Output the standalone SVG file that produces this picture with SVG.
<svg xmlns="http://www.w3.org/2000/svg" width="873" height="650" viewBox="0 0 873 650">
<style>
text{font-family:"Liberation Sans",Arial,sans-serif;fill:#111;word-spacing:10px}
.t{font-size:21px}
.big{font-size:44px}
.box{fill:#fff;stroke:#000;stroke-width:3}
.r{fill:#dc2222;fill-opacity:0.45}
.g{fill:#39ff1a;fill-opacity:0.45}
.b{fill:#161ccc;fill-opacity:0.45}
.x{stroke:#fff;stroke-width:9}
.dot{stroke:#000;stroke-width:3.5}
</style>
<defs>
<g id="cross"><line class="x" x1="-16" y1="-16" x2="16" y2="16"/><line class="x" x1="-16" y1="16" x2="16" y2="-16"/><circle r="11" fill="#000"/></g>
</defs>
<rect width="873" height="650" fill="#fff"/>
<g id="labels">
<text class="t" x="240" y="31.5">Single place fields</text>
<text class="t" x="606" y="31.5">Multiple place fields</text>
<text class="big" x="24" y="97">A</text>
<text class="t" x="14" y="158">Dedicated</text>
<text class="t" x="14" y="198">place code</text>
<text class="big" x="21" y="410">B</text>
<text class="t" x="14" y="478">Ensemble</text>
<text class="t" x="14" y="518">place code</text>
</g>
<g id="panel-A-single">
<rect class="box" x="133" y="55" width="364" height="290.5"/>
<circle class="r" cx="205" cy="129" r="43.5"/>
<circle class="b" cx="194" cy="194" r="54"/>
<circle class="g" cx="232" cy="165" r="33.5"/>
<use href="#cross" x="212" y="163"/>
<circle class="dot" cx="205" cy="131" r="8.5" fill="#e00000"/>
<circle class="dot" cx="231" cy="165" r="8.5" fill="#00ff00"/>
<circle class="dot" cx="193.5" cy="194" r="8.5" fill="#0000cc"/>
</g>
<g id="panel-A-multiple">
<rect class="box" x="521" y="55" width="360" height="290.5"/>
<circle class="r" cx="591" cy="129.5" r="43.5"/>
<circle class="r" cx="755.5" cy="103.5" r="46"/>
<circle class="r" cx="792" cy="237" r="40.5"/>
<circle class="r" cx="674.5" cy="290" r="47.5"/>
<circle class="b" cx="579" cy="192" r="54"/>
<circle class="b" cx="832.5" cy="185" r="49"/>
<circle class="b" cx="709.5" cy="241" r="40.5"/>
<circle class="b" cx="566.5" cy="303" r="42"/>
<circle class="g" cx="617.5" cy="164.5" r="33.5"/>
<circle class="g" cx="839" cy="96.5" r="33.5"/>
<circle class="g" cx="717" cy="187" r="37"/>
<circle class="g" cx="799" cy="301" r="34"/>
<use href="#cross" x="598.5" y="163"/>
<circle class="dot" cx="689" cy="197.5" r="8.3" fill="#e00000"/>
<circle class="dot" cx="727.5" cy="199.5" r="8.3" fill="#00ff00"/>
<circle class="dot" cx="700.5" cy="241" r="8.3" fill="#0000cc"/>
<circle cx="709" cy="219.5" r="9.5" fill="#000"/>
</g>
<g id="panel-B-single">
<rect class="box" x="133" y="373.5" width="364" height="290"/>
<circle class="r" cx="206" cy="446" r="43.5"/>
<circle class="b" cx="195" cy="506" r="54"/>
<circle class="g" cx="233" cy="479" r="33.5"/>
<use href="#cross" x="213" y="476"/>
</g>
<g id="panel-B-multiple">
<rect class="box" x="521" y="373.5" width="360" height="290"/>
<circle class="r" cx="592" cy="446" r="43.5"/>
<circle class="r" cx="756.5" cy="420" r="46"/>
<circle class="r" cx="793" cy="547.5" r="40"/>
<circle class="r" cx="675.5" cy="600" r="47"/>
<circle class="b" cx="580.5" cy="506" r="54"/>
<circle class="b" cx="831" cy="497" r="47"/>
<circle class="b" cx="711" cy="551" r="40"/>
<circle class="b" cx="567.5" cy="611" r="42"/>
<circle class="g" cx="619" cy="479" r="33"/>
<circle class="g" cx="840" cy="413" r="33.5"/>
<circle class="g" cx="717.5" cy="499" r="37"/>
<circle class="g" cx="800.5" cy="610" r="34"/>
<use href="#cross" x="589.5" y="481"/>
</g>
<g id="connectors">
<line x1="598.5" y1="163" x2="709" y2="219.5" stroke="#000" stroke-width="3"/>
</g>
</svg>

#####

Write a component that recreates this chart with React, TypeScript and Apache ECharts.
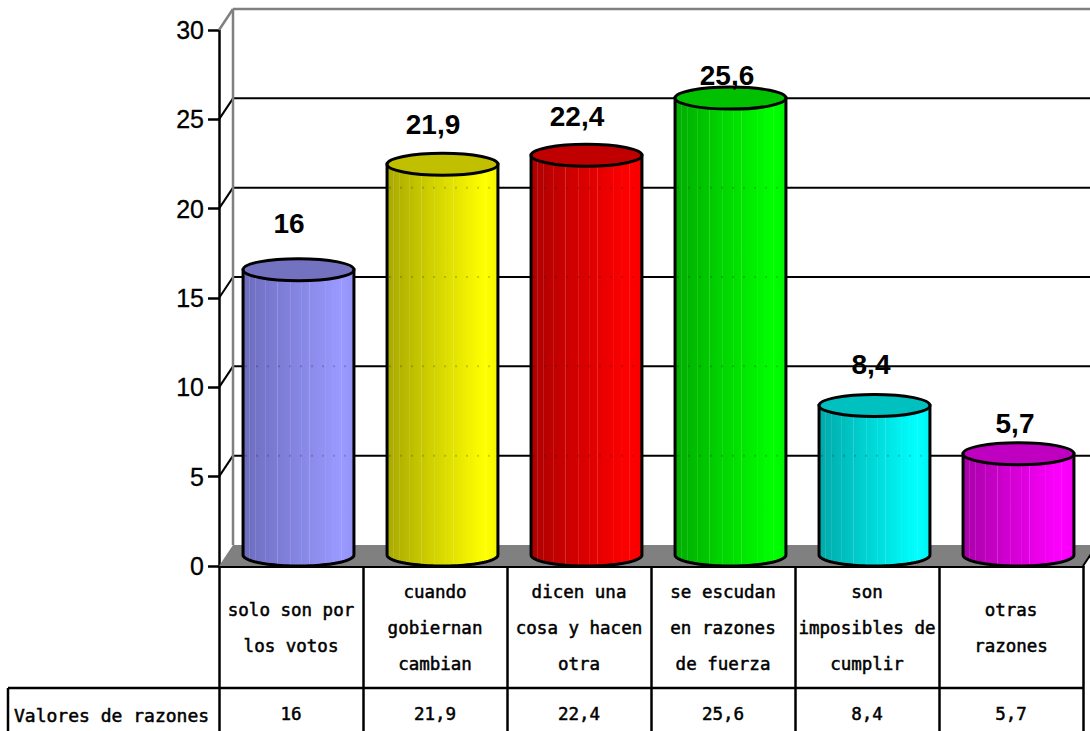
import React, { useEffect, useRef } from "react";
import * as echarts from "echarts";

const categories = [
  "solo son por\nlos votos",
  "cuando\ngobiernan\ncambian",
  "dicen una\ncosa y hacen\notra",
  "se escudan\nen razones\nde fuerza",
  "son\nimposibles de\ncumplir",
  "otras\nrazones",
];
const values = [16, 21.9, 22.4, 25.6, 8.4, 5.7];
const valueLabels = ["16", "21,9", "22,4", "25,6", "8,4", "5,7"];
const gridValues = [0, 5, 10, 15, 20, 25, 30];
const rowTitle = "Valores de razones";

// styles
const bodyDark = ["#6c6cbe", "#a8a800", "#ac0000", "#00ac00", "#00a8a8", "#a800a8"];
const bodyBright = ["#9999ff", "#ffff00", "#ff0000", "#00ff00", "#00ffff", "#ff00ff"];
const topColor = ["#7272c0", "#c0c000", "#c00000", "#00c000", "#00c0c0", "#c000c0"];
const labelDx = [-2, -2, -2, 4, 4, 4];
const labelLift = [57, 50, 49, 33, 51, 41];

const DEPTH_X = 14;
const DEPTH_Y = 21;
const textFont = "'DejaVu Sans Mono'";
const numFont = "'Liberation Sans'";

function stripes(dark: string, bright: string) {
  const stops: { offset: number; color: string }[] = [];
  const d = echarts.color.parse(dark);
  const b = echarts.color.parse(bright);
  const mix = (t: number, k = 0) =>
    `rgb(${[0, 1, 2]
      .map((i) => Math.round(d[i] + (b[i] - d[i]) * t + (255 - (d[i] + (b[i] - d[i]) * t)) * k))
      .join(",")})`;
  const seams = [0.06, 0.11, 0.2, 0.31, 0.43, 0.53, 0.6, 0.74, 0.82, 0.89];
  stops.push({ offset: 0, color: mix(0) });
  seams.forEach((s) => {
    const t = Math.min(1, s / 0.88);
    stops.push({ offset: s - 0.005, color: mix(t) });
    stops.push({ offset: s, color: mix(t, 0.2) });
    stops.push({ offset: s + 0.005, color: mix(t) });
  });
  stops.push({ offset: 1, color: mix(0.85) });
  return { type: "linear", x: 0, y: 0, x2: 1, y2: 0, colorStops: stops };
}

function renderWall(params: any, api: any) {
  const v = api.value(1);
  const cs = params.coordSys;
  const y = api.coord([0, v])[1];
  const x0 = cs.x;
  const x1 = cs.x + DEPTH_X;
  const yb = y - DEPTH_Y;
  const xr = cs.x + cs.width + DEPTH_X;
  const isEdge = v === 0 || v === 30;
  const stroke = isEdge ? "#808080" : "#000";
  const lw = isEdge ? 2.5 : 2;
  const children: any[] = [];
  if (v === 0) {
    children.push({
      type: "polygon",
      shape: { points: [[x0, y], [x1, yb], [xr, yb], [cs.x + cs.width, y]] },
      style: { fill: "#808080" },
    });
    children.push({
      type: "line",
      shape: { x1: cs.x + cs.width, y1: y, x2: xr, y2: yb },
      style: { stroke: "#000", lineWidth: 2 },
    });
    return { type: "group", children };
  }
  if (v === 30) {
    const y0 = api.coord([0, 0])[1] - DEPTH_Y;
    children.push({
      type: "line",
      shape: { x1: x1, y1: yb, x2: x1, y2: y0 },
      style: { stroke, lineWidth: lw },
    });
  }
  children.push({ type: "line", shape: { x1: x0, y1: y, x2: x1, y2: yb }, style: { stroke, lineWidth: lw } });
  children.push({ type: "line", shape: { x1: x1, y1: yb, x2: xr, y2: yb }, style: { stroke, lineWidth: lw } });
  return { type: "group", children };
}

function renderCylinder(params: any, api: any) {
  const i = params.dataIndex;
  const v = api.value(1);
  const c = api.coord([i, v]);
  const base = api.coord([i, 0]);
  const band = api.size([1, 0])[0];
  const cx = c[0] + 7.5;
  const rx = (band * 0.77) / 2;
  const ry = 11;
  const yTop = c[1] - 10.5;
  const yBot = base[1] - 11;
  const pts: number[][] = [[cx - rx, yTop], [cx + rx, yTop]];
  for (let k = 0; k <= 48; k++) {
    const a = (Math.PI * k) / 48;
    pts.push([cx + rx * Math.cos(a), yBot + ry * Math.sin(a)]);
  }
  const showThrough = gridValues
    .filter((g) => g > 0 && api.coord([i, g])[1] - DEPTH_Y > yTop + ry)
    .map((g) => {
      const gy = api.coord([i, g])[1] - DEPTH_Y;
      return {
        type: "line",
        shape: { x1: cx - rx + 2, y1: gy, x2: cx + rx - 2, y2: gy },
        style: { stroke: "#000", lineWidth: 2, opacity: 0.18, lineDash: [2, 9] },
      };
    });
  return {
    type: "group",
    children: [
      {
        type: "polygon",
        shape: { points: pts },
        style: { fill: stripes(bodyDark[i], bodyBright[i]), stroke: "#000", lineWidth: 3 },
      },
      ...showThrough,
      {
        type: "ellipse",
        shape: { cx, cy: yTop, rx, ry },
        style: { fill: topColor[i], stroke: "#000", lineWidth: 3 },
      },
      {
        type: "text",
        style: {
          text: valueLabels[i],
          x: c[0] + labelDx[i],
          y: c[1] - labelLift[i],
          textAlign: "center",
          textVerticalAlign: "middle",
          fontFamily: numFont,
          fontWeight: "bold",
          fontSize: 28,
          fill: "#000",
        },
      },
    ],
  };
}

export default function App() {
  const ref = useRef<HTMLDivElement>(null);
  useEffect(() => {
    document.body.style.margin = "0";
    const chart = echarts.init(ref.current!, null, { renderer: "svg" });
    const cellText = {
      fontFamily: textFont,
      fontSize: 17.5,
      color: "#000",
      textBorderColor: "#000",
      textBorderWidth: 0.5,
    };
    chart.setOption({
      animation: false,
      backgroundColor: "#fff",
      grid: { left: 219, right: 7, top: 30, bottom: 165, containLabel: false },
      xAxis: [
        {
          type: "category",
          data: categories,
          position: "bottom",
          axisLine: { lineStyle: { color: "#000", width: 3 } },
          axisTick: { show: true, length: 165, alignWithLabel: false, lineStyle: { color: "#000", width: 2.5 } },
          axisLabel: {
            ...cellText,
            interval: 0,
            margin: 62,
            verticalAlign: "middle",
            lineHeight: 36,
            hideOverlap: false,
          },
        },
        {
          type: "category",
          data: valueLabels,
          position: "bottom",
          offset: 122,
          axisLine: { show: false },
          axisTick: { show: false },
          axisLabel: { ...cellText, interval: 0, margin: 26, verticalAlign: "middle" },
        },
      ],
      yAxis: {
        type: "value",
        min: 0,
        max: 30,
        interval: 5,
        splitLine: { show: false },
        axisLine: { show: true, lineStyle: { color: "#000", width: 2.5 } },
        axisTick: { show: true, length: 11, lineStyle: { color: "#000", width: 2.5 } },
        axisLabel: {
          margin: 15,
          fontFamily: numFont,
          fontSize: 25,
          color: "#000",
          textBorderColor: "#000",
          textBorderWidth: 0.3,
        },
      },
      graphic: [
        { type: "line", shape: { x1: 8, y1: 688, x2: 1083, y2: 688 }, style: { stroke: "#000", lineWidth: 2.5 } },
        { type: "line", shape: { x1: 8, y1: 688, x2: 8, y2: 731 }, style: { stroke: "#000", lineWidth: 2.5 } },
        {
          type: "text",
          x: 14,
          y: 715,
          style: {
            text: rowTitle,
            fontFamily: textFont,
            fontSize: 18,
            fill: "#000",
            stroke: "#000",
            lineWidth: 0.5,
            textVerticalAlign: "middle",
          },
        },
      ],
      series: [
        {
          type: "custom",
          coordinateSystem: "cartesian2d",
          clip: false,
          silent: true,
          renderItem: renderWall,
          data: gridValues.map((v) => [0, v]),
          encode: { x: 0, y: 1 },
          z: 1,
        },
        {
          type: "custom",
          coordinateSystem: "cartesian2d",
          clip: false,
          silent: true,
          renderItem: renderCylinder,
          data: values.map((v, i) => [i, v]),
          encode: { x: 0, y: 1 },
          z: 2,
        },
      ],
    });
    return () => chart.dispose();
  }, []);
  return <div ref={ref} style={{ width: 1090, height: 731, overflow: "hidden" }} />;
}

#####

--- What to work on ---
Select every line where the word "this" occurs.

--- Finished answer ---
Output the standalone SVG file that produces this picture with SVG.
Write a component that recreates this chart with React, TypeScript and Apache ECharts.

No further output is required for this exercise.